Linear Equations in Two Variables

1. A. Only $(1, 4)$

To check whether an ordered pair $(a,b)$ is a solution of an equation, substitute these values into the equation and determine if the resulting equality is true or false.

To check whether $(1,4)$ is a solution of the equation, let's substitute $x=1$ and $y=4$ into the equation:

$\begin{aligned} &y=7 x-3 \\ &4=7 \cdot 1-3 \\ &4=7-3 \\ &4=4 \end{aligned}$

Since $4=4$, we obtained a true statement, so $(1, 4)$ is indeed a solution of the equation.

To check whether $(-1, -4)$ is a solution of the equation, let's substitute $x=-1$ and $y=-4$ into the equation:

$\begin{aligned} y &=7 x-3 \\ -4 &=7 \cdot(-1)-3 \\ -4 &=-7-3 \\ -4 &=-10 \end{aligned}$

Since $-4 \neq-10$, we obtained a false statement, so $(-1, -4)$ is not a solution of the equation.

Only $(1, 4)$ a solution of the equation.

2. B. Only $(-2, 9)$

To check whether an ordered pair $(a, b)$ is a solution of an equation, substitute these values into the equation and determine if the resulting equality is true or false.

To check whether $(2, -9$, let's substitute $x=2$ and $y=-9$ into the equation:

$\begin{aligned} y &=-2 x+5 \\ -9 &=-2 \cdot 2+5 \\ -9 &=-4+5 \\ -9 &=1 \end{aligned}$

Since $-9 \neq 1$, we obtained a false statement, so $(2, -9)$ is not a solution of the equation.

To check whether $(-2, 9)$, let's substitute $x=-2$ and $y=9$ into the equation:

$\begin{aligned} &y=-2 x+5 \\ &9=-2 \cdot(-2)+5 \\ &9=4+5 \\ &9=9 \end{aligned}$

Since $9 = 9$, we obtained a true statement, so $(-2, 9 )$ is indeed a solution of the equation.

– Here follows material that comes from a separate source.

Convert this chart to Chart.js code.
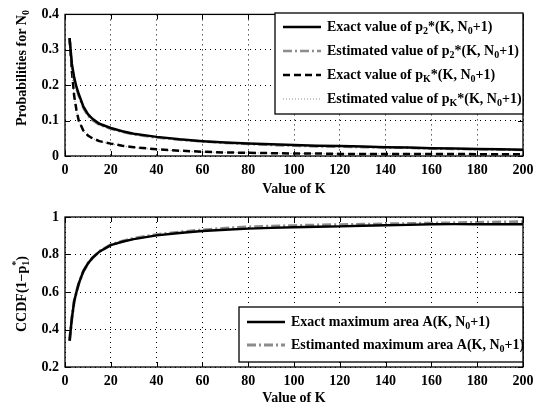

Only $(-2, 9 )$ is a solution of the equation.

3. B. Only $(5, 4)$

To check whether an ordered pair $(a,b)$ is a solution of an equation, substitute these values into the equation and determine if the resulting equality is true or false.

To check whether$(4, 5)$ is a solution of the equation, let's substitute $x=4$ and $y=5$ into the equation:

$\begin{aligned} 2 x+4 y &=6 x-y \\ 2 \cdot 4+4 \cdot 5 &=6 \cdot 4-5 \\ 8+20 &=24-5 \\ 28 &=19 \end{aligned}$

Since $28 \neq 19$, we obtained a false statement, so $(4, 5)$ is not a solution of the equation.

To check whether$(5, 4)$ is a solution of the equation, let's substitute $x=5$ and $y=4$ into the equation:

$\begin{aligned} 2 x+4 y &=6 x-y \\ 2 \cdot 5+4 \cdot 4 &=6 \cdot 5-4 \\ 10+16 &=30-4 \\ 26 &=26 \end{aligned}$

Since $26 = 26$, we obtained a true statement, so $(5, 4)$ is indeed a solution of the equation.

Only $(5, 4)$is a solution of the equation.

4. D. Neither

To check whether an ordered pair $(a, b$ is a solution of an equation, substitute these values into the equation and determine if the resulting equality is true or false.

To check whether $(3, 2)$ is a solution of the equation, let's substitute $x= 3$ and $y = 2$ into the equation:

$\begin{aligned}-x-4 y &=-10 \\-3-4 \cdot 2 &=-10 \\-3-8 &=-10 \\-11 &=-10\end{aligned}$

Since $-11 \neq-10$, we obtained a false statement, so $(3, 2)$ is not a solution of the equation.

To check whether $(-3, 3)$ is a solution of the equation, let's substitute $x= -3$ and $y = 3$ into the equation:

$\begin{aligned} -x-4 y &=-10 \\ -(-3)-4 \cdot 3 &=-10 \\ 3-12 &=-10 \\ -9 &=-10 \end{aligned}$

Since $-9 \neq-10$, we obtained a false statement, so $(-3, 3)$ is not a solution of the equation.

Neither of the ordered pairs is a solution of the equation.